Part 1: Sentiment Models

Sentiment models are a type of natural language processing (NLP) algorithm that determines the polarity of a piece of text. That is, a sentiment model predicts whether the opinion given in a piece of text is positive, negative, or neutral. These models provide a powerful tool for gaining insights into large sets of opinion-based data, such as social media posts and product reviews. For example, a seller on the Amazon marketplace could use a sentiment model to quickly assess 1000s of reviews and gauge customer satisfaction with their goods and services. Sentiment models can also be used to predict the reviews for a new product by comparing product metadata to similar products.

Like all machine learning algorithms, sentiment models require large sets of labeled training data to develop and tune. The first step in model development requires tens of thousands of statements that are already labeled as positive, negative, or neutral. Finding these training data is difficult because a human expert must determine and label the polarity of each statement in the training data. Having a ready-made training dataset that are already labeled greatly reduces the time and effort needed to develop a sentiment model. Two such sentiment datasets frequently used for training are the Internet Movie Database (IMDB) and Amazon review databases.

Part 2: The IMDB and Amazon Review Databases

The IMDB and Amazon review databases are almost ideal for training sentiment models (more on their limitations to follow), as they are ready-made datasets of easily labeled sentiments. The polarity of these reviews can be determined by segmenting reviews by score. For the IMBD database, reviews of 0-3 stars are typically considered negative, 4-6 stars neutral, and 7-10 stars positive. Similarly, for Amazon reviews, 1-2 stars is negative, 3 stars is neutral, and 4-5 stars is positive. However, the Amazon review database is not as popular as a 1-to-5 rating, does not have the fidelity of a 1-to-10 system, and the Amazon dataset is more complex and therefore more challenging to use.

The IMDB database has been used in a wealth of academic studies, tutorials, and open-source codes. The standard IMDB dataset contains 50,000 reviews, with an even number of positive and negative reviews. In general, the IMDB database is more popular than the Amazon database, as it provides a smaller and easier-to-manipulate dataset. The IMDB dataset is a powerful tool for developing the skills necessary to develop more advanced sentiment models.

The Amazon review dataset has the advantages of size and complexity. Amazon has compiled reviews for over 20 years and offers a dataset of over 130 million labeled sentiments. The Amazon dataset also offers the additional benefit of containing reviews in multiple languages. The Amazon dataset further provides labeled fake or biased reviews. Due to its size and complexity, the Amazon dataset provides for the development of more sophisticated sentiment models. The Amazon dataset additionally offers more utility, given that predicting product performance via sentiment modeling is a critical component of modern product release.
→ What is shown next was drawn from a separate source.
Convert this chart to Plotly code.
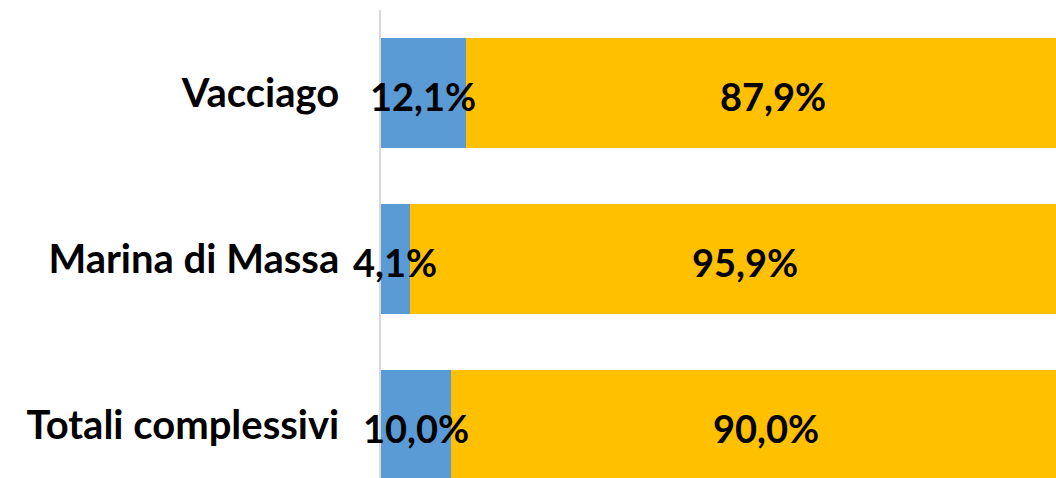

3 Limitations in Applicability

As much time and effort as these databases save for training sentiment models, they are not without limitations. Given the quantitative nature of reviews, applying the models trained using these databases to qualitative opinions, such as tweets, leads to losses in accuracy. Also, for the IMBD database, reviews are highly subjective to the viewer’s preferences, which can skew results. Similarly, for the Amazon database, biased or fake reviews are common. A further complication of any sentiment database is the innate inability of the model to recognize sarcasm, which can be common among reviews.

Furthermore, the keywords (features) found during the training process are limited when working with reviews. Reviews often tend to be repetitive, containing a limited subset of key terms. Moreover, reviews contain some terms that are uncommon in regular opinion statements, such as weak soundtrack. Because of the uniqueness of some of the key terms and the lack of key term diversity, applying sentiment models trained on these databases can lead to sub-optimal results. For example, if a company wants to use a sentiment model to predict the reaction to a change in policy, a model trained on a review database would struggle with this prediction, given that the reaction will not be a quantitative assessment of a product.

In summary, sentiment models are a powerful tool for modern businesses, and these models require large datasets for training. The IMDB and Amazon review databases are two common, readily accessible sentiment databases that are popular for training sentiment models. While providing a useful tool for sentiment model training, these datasets come with caveats that must be taken into account.

Phillip J. Durst